Album né parallèlement à un projet conjoint de long métrage d’animation, Retour à Tomioka mêle deuil, résilience, écologie et folklore japonais avec, pour toile de fond, les conséquences du tsunami du 11 mars 2011 et de la catastrophe survenu à la centrale nucléaire de Fukushima.
En scénariste averti, Laurent Galandon (L’alibi, La truie, le juge et l’avocat, L’envolée sauvage) mène parfaitement la narration dont le rythme monte progressivement en tension. La quête initiatique des jeunes protagonistes prend un caractère fantastique avec l’intervention de différentes créatures, les unes tirées des légendes locales, une autre créée de toute pièce pour représenter un mal invisible. Cela apporte une dimension supplémentaire à l’histoire et allie subtilement la modernité aux croyances traditionnelles, un peu à la façon des grands titres des studio Ghibli. Par ailleurs, il est également question de deux autres aspects cruciaux. Ainsi, la BD évoque le rejet des habitants de la préfecture sinistrée par certains Japonais craignant une contamination par les radiations. Ce dernier point, hélas tout à fait réel, fait d’ailleurs écho à la phobie similaire qui discriminait les survivants d’Hiroshima après-guerre… D’autre part, le périple à travers la campagne abandonnée et la rencontre avec Natsuo soulèvent le problème environnemental ; la survie de la faune et de la flore malgré tout et le combat de quelques-uns pour rester dans les zones touchées s’opposent à l’attentisme politique.
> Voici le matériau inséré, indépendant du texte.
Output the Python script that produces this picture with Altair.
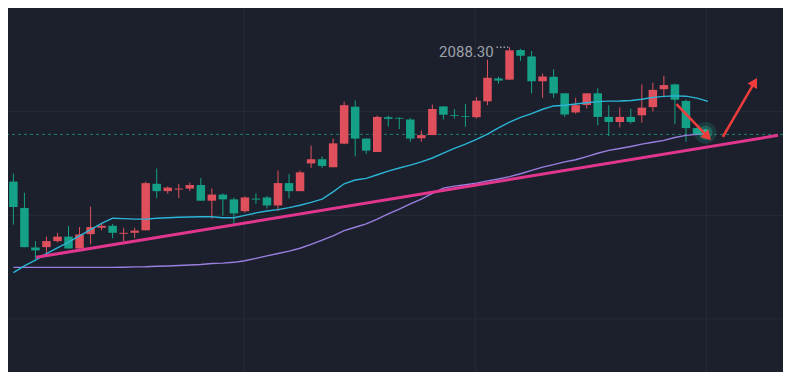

La partie graphique se révèle également qualitative. Animateur et storyboarder, Michaël Crouzat dévoile un talent certain pour donner vie à la galerie de personnages et restituer au mieux les paysages urbains comme ruraux. Le trait est expressif, les cadrages ajustés et les couleurs douces habillent agréablement les planches en créant des ambiances spécifiques pour chaque étape.
Fable moderne tout public et bien réalisée, Retour à Tomioka est de ces bandes dessinées qui restent durablement dans le cœur du lecteur. Une jolie pépite à découvrir.